学校のステージにあわせた立ち位置やフォーメーションを考える必要もありますね。
一方で、もし本格的なダンスコンテストに出場するならば、自分たちの出したい雰囲気にそって選曲するべきです。
このように、「なんの目的で、どこで、どんなふうに踊るのか」をあらかじめ想定しておくと、振り付けのイメージがつきやすくなります。
コツ②:よゆうをつくっておく
振り付けの動きや立ち位置移動の時間には、よゆうをもたせるようにしましょう。
なぜなら、振り付けがごちゃごちゃに詰まっていると、お客さんが落ちついて見ていられないからです。

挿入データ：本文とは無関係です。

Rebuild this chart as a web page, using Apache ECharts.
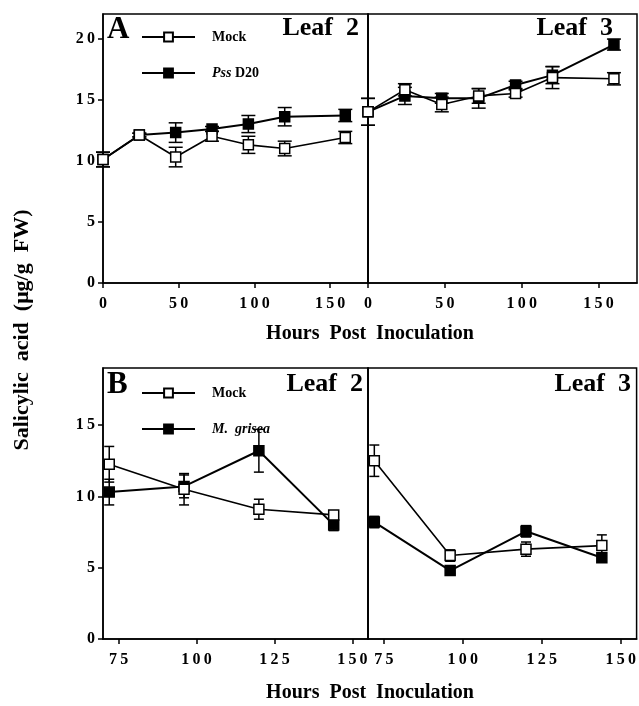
<!DOCTYPE html>
<html>
<head>
<meta charset="utf-8">
<script src="https://cdn.jsdelivr.net/npm/echarts@6/dist/echarts.min.js"></script>
<style>
html, body { margin: 0; padding: 0; background: #fff; }
#chart { width: 639px; height: 706px; }
</style>
</head>
<body>
<div id="chart"></div>
<script>
// panel A: hours post inoculation, Pss D20
var hoursA = [0, 24, 48, 72, 96, 120, 160]
var aLeaf2Mock = [10.1, 12.1, 10.3, 12.0, 11.3, 11.0, 11.9]
var aLeaf2MockErr = [0.6, 0.15, 0.8, 0.4, 0.7, 0.6, 0.5]
var aLeaf2Pss = [10.1, 12.1, 12.3, 12.6, 13.0, 13.6, 13.7]
var aLeaf2PssErr = [0.6, 0.15, 0.8, 0.2, 0.7, 0.75, 0.5]
var aLeaf3Mock = [14.0, 15.8, 14.6, 15.3, 15.5, 16.8, 16.7]
var aLeaf3MockErr = [1.1, 0.5, 0.6, 0.6, 0.3, 0.9, 0.5]
var aLeaf3Pss = [14.0, 15.3, 15.1, 15.1, 16.2, 17.0, 19.5]
var aLeaf3PssErr = [1.1, 0.7, 0.4, 0.8, 0.3, 0.7, 0.45]

// panel B: M. grisea
var hoursB = [72, 96, 120, 144]
var bLeaf2Mock = [12.25, 10.5, 9.1, 8.7]
var bLeaf2MockErr = [1.25, 1.1, 0.7, 0.2]
var bLeaf2Mg = [10.3, 10.7, 13.2, 8.0]
var bLeaf2MgErr = [0.9, 0.8, 1.5, 0.4]
var bLeaf3Mock = [12.5, 5.85, 6.3, 6.55]
var bLeaf3MockErr = [1.1, 0.4, 0.5, 0.75]
var bLeaf3Mg = [8.2, 4.8, 7.55, 5.7]
var bLeaf3MgErr = [0.4, 0.2, 0.4, 0.3]

var ticksA = [0, 50, 100, 150]
var ticksB = [75, 100, 125, 150]

var FONT = 'Liberation Serif'

function spaced(v) {
  return String(v).split('').join('\u2009')
}

function pairs(xs, ys) {
  return xs.map(function (x, i) { return [x, ys[i]] })
}

function triples(xs, ys, es) {
  return xs.map(function (x, i) { return [x, ys[i], es[i]] })
}

function errBar(cap) {
  return function (params, api) {
    var x = api.value(0), y = api.value(1), e = api.value(2)
    var top = api.coord([x, y + e])
    var bot = api.coord([x, y - e])
    var st = {stroke: '#000', lineWidth: 1.5}
    return {
      type: 'group',
      children: [
        {type: 'line', shape: {x1: top[0], y1: top[1], x2: bot[0], y2: bot[1]}, style: st},
        {type: 'line', shape: {x1: top[0] - cap, y1: top[1], x2: top[0] + cap, y2: top[1]}, style: st},
        {type: 'line', shape: {x1: bot[0] - cap, y1: bot[1], x2: bot[0] + cap, y2: bot[1]}, style: st}
      ]
    }
  }
}

function errSeries(idx, data, cap) {
  return {
    type: 'custom',
    xAxisIndex: idx, yAxisIndex: idx,
    renderItem: errBar(cap),
    encode: {x: 0, y: 1},
    data: data,
    clip: false,
    z: 1,
    silent: true
  }
}

function lineSeries(name, idx, data, filled) {
  return {
    name: name,
    type: 'line',
    xAxisIndex: idx, yAxisIndex: idx,
    data: data,
    symbol: 'rect',
    symbolSize: 10,
    clip: false,
    z: filled ? 3 : 4,
    lineStyle: {color: '#000', width: filled ? 2 : 1.6},
    itemStyle: {color: filled ? '#000' : '#fff', borderColor: '#000', borderWidth: 1.5},
    emphasis: {disabled: true}
  }
}

function xAxis(idx, min, max, ticks) {
  return {
    type: 'value', gridIndex: idx, min: min, max: max,
    splitLine: {show: false},
    axisLine: {show: true, lineStyle: {color: '#000', width: 1.5}},
    axisTick: {show: true, length: 5, customValues: ticks, lineStyle: {color: '#000', width: 1.5}},
    axisLabel: {
      customValues: ticks, color: '#000', fontFamily: FONT, fontWeight: 'bold', fontSize: 16, margin: 13,
      formatter: spaced
    }
  }
}

function yAxis(idx, max, labels) {
  return {
    type: 'value', gridIndex: idx, min: 0, max: max, interval: 5,
    splitLine: {show: false},
    axisLine: {show: true, lineStyle: {color: '#000', width: 1.5}},
    axisTick: {show: labels, length: 5, lineStyle: {color: '#000', width: 1.5}},
    axisLabel: {
      show: labels, color: '#000', fontFamily: FONT, fontWeight: 'bold', fontSize: 16, margin: 8,
      showMaxLabel: false, formatter: spaced
    }
  }
}

var legendText = {
  color: '#000', fontFamily: FONT, fontWeight: 'bold', fontSize: 14,
  rich: {
    n: {fontFamily: FONT, fontWeight: 'bold', fontSize: 14, padding: [0, 0, 0, 12]},
    i: {fontFamily: FONT, fontWeight: 'bold', fontStyle: 'italic', fontSize: 14, padding: [0, 0, 0, 12]},
    d: {fontFamily: FONT, fontWeight: 'bold', fontSize: 14}
  }
}

function legendFmt(name) {
  if (name === 'Pss D20') return '{i|Pss} {d|D20}'
  if (name === 'M. grisea') return '{i|M.  grisea}'
  return '{n|' + name + '}'
}

var chart = echarts.init(document.getElementById('chart'), null, {renderer: 'canvas'})

var option = {
  backgroundColor: '#fff',
  animation: false,
  grid: [
    {left: 103, top: 14, width: 265, height: 269, show: true, borderColor: '#000', borderWidth: 1.5},
    {left: 368, top: 14, width: 269, height: 269, show: true, borderColor: '#000', borderWidth: 1.5},
    {left: 103, top: 368, width: 265, height: 271, show: true, borderColor: '#000', borderWidth: 1.5},
    {left: 368, top: 368, width: 269, height: 271, show: true, borderColor: '#000', borderWidth: 1.5}
  ],
  xAxis: [
    xAxis(0, 0, 175, ticksA),
    xAxis(1, 0, 175, ticksA),
    xAxis(2, 70, 155, ticksB),
    xAxis(3, 70, 155, ticksB)
  ],
  yAxis: [
    yAxis(0, 22, true),
    yAxis(1, 22, false),
    yAxis(2, 19, true),
    yAxis(3, 19, false)
  ],
  legend: [
    {
      data: ['Mock', 'Pss D20'], orient: 'vertical', left: 136, top: 25,
      itemWidth: 53, itemHeight: 11, itemGap: 22, selectedMode: false,
      textStyle: legendText, formatter: legendFmt
    },
    {
      data: ['Mock', 'M. grisea'], orient: 'vertical', left: 136, top: 381,
      itemWidth: 53, itemHeight: 11, itemGap: 22, selectedMode: false,
      textStyle: legendText, formatter: legendFmt
    }
  ],
  graphic: [
    {type: 'text', left: 107, top: 14, style: {text: 'A', font: 'bold 31px "Liberation Serif"', fill: '#000'}},
    {type: 'text', left: 107, top: 369, style: {text: 'B', font: 'bold 31px "Liberation Serif"', fill: '#000'}},
    {type: 'text', right: 639 - 359, top: 15, style: {text: 'Leaf  2', font: 'bold 26px "Liberation Serif"', fill: '#000'}},
    {type: 'text', right: 639 - 613, top: 15, style: {text: 'Leaf  3', font: 'bold 26px "Liberation Serif"', fill: '#000'}},
    {type: 'text', right: 639 - 363, top: 371, style: {text: 'Leaf  2', font: 'bold 26px "Liberation Serif"', fill: '#000'}},
    {type: 'text', right: 639 - 631, top: 371, style: {text: 'Leaf  3', font: 'bold 26px "Liberation Serif"', fill: '#000'}},
    {type: 'text', x: 370, y: 334, style: {text: 'Hours  Post  Inoculation', font: 'bold 20px "Liberation Serif"', fill: '#000', align: 'center', verticalAlign: 'middle'}},
    {type: 'text', x: 370, y: 693, style: {text: 'Hours  Post  Inoculation', font: 'bold 20px "Liberation Serif"', fill: '#000', align: 'center', verticalAlign: 'middle'}},
    {type: 'text', x: 22, y: 330, rotation: Math.PI / 2, style: {text: 'Salicylic  acid  (\u03bcg/g  FW)', font: 'bold 22px "Liberation Serif"', fill: '#000', align: 'center', verticalAlign: 'middle'}}
  ],
  series: [
    errSeries(0, triples(hoursA, aLeaf2Pss, aLeaf2PssErr), 7),
    errSeries(0, triples(hoursA, aLeaf2Mock, aLeaf2MockErr), 7),
    lineSeries('Pss D20', 0, pairs(hoursA, aLeaf2Pss), true),
    lineSeries('Mock', 0, pairs(hoursA, aLeaf2Mock), false),

    errSeries(1, triples(hoursA, aLeaf3Pss, aLeaf3PssErr), 7),
    errSeries(1, triples(hoursA, aLeaf3Mock, aLeaf3MockErr), 7),
    lineSeries('Pss D20', 1, pairs(hoursA, aLeaf3Pss), true),
    lineSeries('Mock', 1, pairs(hoursA, aLeaf3Mock), false),

    errSeries(2, triples(hoursB, bLeaf2Mg, bLeaf2MgErr), 5),
    errSeries(2, triples(hoursB, bLeaf2Mock, bLeaf2MockErr), 5),
    lineSeries('M. grisea', 2, pairs(hoursB, bLeaf2Mg), true),
    lineSeries('Mock', 2, pairs(hoursB, bLeaf2Mock), false),

    errSeries(3, triples(hoursB, bLeaf3Mg, bLeaf3MgErr), 5),
    errSeries(3, triples(hoursB, bLeaf3Mock, bLeaf3MockErr), 5),
    lineSeries('M. grisea', 3, pairs(hoursB, bLeaf3Mg), true),
    lineSeries('Mock', 3, pairs(hoursB, bLeaf3Mock), false)
  ]
}

chart.setOption(option)
</script>
</body>
</html>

同じ理由で、立ち位置移動があわただしいのもあまりよくないです。
反対に、よゆうがあると踊り手の気持ちも落ちつきますし、見ているほうの気持ちも落ちつきます。
むりやり振り付けをいれるのであれば、お客さんを”あおる”場面や、あえて音楽にのるだけの場面をいれるような工夫をしてみましょう。
コツ③:緩急をつける
お客さんを飽きさせない意味で、振り付け全体をとおして「緩急」を意識するとよいです。
例えば、サビを見せ場にしたいのであれば、サビ前の動きは激しくしすぎない。
「とまる・ゆるめる」のメリハリをつけて踊る。
こういった緩急を意識すると、振り付け全体がきちっと締まるので、見ているほうも心地よいです。
「ロボットのようなカチカチな動きをしろ」というわけではなく、必要におうじて緩急やメリハリを意識すると完成度はあがります。
- ①:TPOを考える
- ②:よゆうをつくっておく
- ③:緩急をつける
まとめ:ダンスの振り付けの考え方は人それぞれでOK
記事のポイントをまとめます。
振り付けをつくる手順は以下のとおり。
- 手順①:ざっくりとイメージをつかむ
- 手順②:曲を決め、区切って書き出す
- 手順③:動きをいれていく
- 手順④:立ち位置や構成を合わせる
- 手順⑤:動画を撮って修正する
情報量がおおいので、よくわからなかった部分はぜひ何度か読みかえしてみてください。
それから、本記事で解説した『振り付けの考え方』はあくまで参考程度でOKです。
というのも、振り付けの考え方は人それぞれだからです。
なかには、「曲を聴いたら振り付けがイメージできて、踊ってみたら完璧だった」という強者もいたりします。
もちろん僕にはできないですが、要するに、やりやすい方法で進めてもらえれば問題なしです。
というわけで、今回はここまでとなります。
本記事が少しでも参考になれば幸いです。